In its judgment, the Karnataka High Court refused to be drawn into the merits of the taxation dispute. The court left it to Richter Holding to urge contentions on the merit of taxation before the authorities. It also found that the agreement produced before the court was insufficient to determine the exact nature of the transaction. Most importantly, the court allowed the tax authority to lift the corporate veil to ascertain the true transaction:
It may be necessary for the fact finding authority to lift the corporate veil to look into the real nature of [the] transaction to ascertain virtual facts. It is also to be ascertained whether [the] petitioner, as a majority share holder, enjoys the power by way of interest and capital gains in the assets of the company and whether transfer of shares in the case on hand includes indirect transfer of assets and interest in the company.
There has been a great amount of discussion regarding the Richter judgment by commentators (here, here and here).

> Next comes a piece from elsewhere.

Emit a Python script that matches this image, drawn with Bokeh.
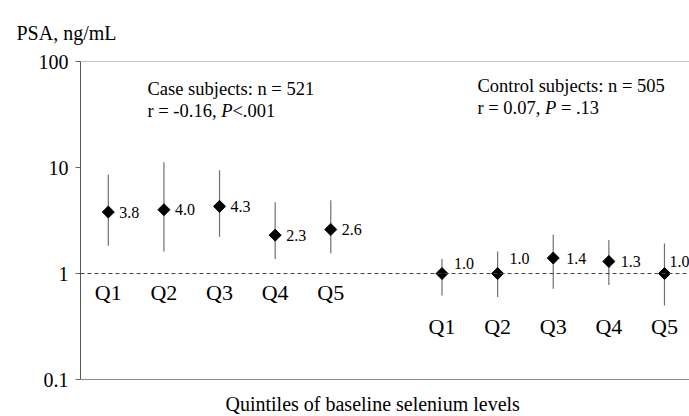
import math
from bokeh.plotting import figure
from bokeh.models import (Range1d, FixedTicker, CustomJSTickFormatter, Span, Label,
                          ColumnDataSource, Title)
from bokeh.embed import file_html
from bokeh.resources import INLINE
from bokeh.core.properties import value

# ---------------- data ----------------
quintiles = ["Q1", "Q2", "Q3", "Q4", "Q5"]
case_psa = [3.8, 4.0, 4.3, 2.3, 2.6]
case_low = [1.83, 1.61, 2.22, 1.37, 1.55]
case_high = [8.6, 11.2, 9.4, 4.7, 4.9]
ctrl_psa = [1.0, 1.0, 1.4, 1.3, 1.0]
ctrl_low = [0.62, 0.60, 0.72, 0.78, 0.50]
ctrl_high = [1.37, 1.61, 2.34, 2.07, 1.92]
y_ticks = [0.1, 1, 10, 100]
case_title = "Case subjects: n = 521"
case_stats = ["r = -0.16, ", "P", "<.001"]
ctrl_title = "Control subjects: n = 505"
ctrl_stats = ["r = 0.07, ", "P", " = .13"]
y_title = "PSA, ng/mL"
x_title = "Quintiles of baseline selenium levels"

# ---------------- style ----------------
FONT = "Liberation Serif"
case_x = [i + 1 for i in range(len(quintiles))]
ctrl_x = [i + 7 for i in range(len(quintiles))]
case_lbl_dy = [0, 0, 0, 0, 0]
case_lbl_dx = [11, 11, 11, 11, 11]
ctrl_lbl_dy = [-10, -15, 0, 0, -12]
ctrl_lbl_dx = [12, 12, 13, 12, 5]

# the frame runs to the bottom of the canvas; the axis itself stops at 0.1
p = figure(width=689, height=416, y_axis_type="log",
           x_range=Range1d(0.5, 11.45), y_range=Range1d(0.0448, 100),
           x_axis_location=None,
           output_backend="svg", toolbar_location=None,
           min_border_left=80, min_border_right=0, min_border_top=61,
           min_border_bottom=0)
p.outline_line_color = None
p.grid.visible = False
p.background_fill_color = "white"
p.border_fill_color = "white"

# left axis
ya = p.yaxis[0]
ya.bounds = (0.1, 100)
ya.ticker = FixedTicker(ticks=y_ticks, minor_ticks=[])
ya.formatter = CustomJSTickFormatter(code="return String(tick);")
ya.major_tick_out = 5
ya.major_tick_in = 0
ya.minor_tick_out = 0
ya.minor_tick_in = 0
ya.major_tick_line_color = "#666666"
ya.axis_line_color = "#555555"
ya.major_label_standoff = 7
ya.major_label_text_font = FONT
ya.major_label_text_font_size = "20px"
ya.major_label_text_color = "black"

# frame lines: top, bottom and reference line at 1
p.add_layout(Span(location=100, dimension="width", line_color="#8a8a8a", line_width=1))
p.add_layout(Span(location=0.1, dimension="width", line_color="#8a8a8a", line_width=1))
p.add_layout(Span(location=1, dimension="width", line_color="#444444", line_width=1,
                  line_dash="4 3"))

case_src = ColumnDataSource(dict(x=case_x, y=case_psa, lo=case_low, hi=case_high,
                                 lab=["%.1f" % v for v in case_psa], q=quintiles,
                                 one=[1] * len(case_x), dy=case_lbl_dy,
                                 dx=case_lbl_dx))
ctrl_src = ColumnDataSource(dict(x=ctrl_x, y=ctrl_psa, lo=ctrl_low, hi=ctrl_high,
                                 lab=["%.1f" % v for v in ctrl_psa], q=quintiles,
                                 one=[1] * len(ctrl_x), dy=ctrl_lbl_dy,
                                 dx=ctrl_lbl_dx))

for src, qdy in ((case_src, 19), (ctrl_src, 53)):
    p.segment(x0="x", y0="lo", x1="x", y1="hi", source=src, line_color="#707070",
              line_width=1.2)
    p.scatter(x="x", y="y", source=src, marker="square", angle=math.pi / 4, size=8.5,
              fill_color="black", line_color="black")
    p.text(x="x", y="y", text="lab", source=src, x_offset="dx", y_offset="dy",
           text_baseline="middle", text_align="left", text_font=value(FONT),
           text_font_size="16px", text_color="black")
    p.text(x="x", y="one", text="q", source=src, y_offset=qdy,
           text_baseline="alphabetic", text_align="center", text_font=value(FONT),
           text_font_size="22px", text_color="black")

# character widths (Times / Liberation Serif, per 1000 em)
W = {' ': 250, 'r': 333, '=': 564, '-': 333, '.': 250, ',': 250, '<': 564, 'P': 611}
for d in "0123456789":
    W[d] = 500


def tw(s, size):
    return sum(W.get(c, 500) for c in s) * size / 1000.0


def add_block(x, y1, y2, title, parts, size=18.5):
    p.add_layout(Label(x=x, y=y1, x_units="screen", y_units="screen", text=title,
                       text_font=FONT, text_font_size="%gpx" % size,
                       text_baseline="alphabetic", text_color="black"))
    cx = x
    for i, s in enumerate(parts):
        lead = len(s) - len(s.lstrip(" "))
        cx += tw(" " * lead, size)
        s2 = s.strip(" ")
        p.add_layout(Label(x=cx, y=y2, x_units="screen", y_units="screen", text=s2,
                           text_font=FONT, text_font_size="%gpx" % size,
                           text_font_style="italic" if i == 1 else "normal",
                           text_baseline="alphabetic", text_color="black"))
        cx += tw(s.lstrip(" "), size)


# screen units are measured from the frame's bottom-left corner (canvas bottom)
add_block(67, 416 - 88, 416 - 110, case_title, case_stats)
add_block(397, 416 - 85, 416 - 107, ctrl_title, ctrl_stats)

p.add_layout(Label(x=145, y=13, x_units="screen", y_units="screen", text=x_title,
                   text_font=FONT, text_font_size="20px", text_baseline="middle",
                   text_align="left", text_color="black"))

p.add_layout(Title(text=y_title, align="left", offset=-64, standoff=36,
                   text_font=FONT, text_font_size="20px", text_font_style="normal",
                   text_color="black"), "above")

open("out.html", "w").write(file_html(p, INLINE))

The aspect that deserves greater attention is that the Karnataka High Court demonstrates a keen interest in lifting the corporate veil. This has a number of implications. First, the Richter Holding Case extends even further the scope of the principles laid down in the Vodafone Case. For example, in Vodafone the Bombay High Court did not consider lifting the corporate veil to impose taxation in case of indirect transfers, as we have previously noted. In that sense, the Richter Holding Case arguably provides an additional ground to the tax authorities to tax indirect transfers. Second, it is not clear from the judgment itself whether the tax authorities advanced the argument regarding lifting the corporate veil and, if so, how it was countered by Richter Holding. Third, the Karnataka High Court appears to have readily permitted lifting the corporate veil without at all alluding to the jurisprudence on the subject-matter. Generally, courts defer to the sanctity of the corporate form as a separate legal personality and are slow to lift the corporate veil, as evidenced by Adams v. Cape Industries, unless one of the established grounds exist.

From a macro-perspective, the legal position seems to have been confounded even further, as a column on MoneyControl notes:
… While, the intention of the legislature to tax such transactions is clear, the implications under the current income tax law become critical for completed transactions and existing structures. Notices alleging liability to tax on such indirect transfers have already been issued to Sanofi, Tata, Vedanta, SABmiller, Cadbury etc. and appear to be a growing trend.

The changed approach of the tax department and the consequent uncertainty of taxation is creating apprehensions in the minds of the investors. Tax risks are increasingly being discussed at the time of concluding deals and are a cause of great concern. In the meantime, deal makers are opting for mechanisms like escrow accounts, insurance policy, etc. to conclude transactions already in pipeline.

However the prevailing tax uncertainty coupled with aggressive tax approach adopted by revenue authorities does not augur well for new investments into India. The actual impact of aggressive tax policies on inbound investment will need assessment and perhaps a relook, given the huge investment needs particularly in infrastructure sector.

As one moves ahead, the next hurdle to be crossed is the mechanism and basis of computing gains arising as a result of the transaction being taxable in India. This is going to be the next bout of litigation in case the tax authorities view is eventually upheld by the Courts.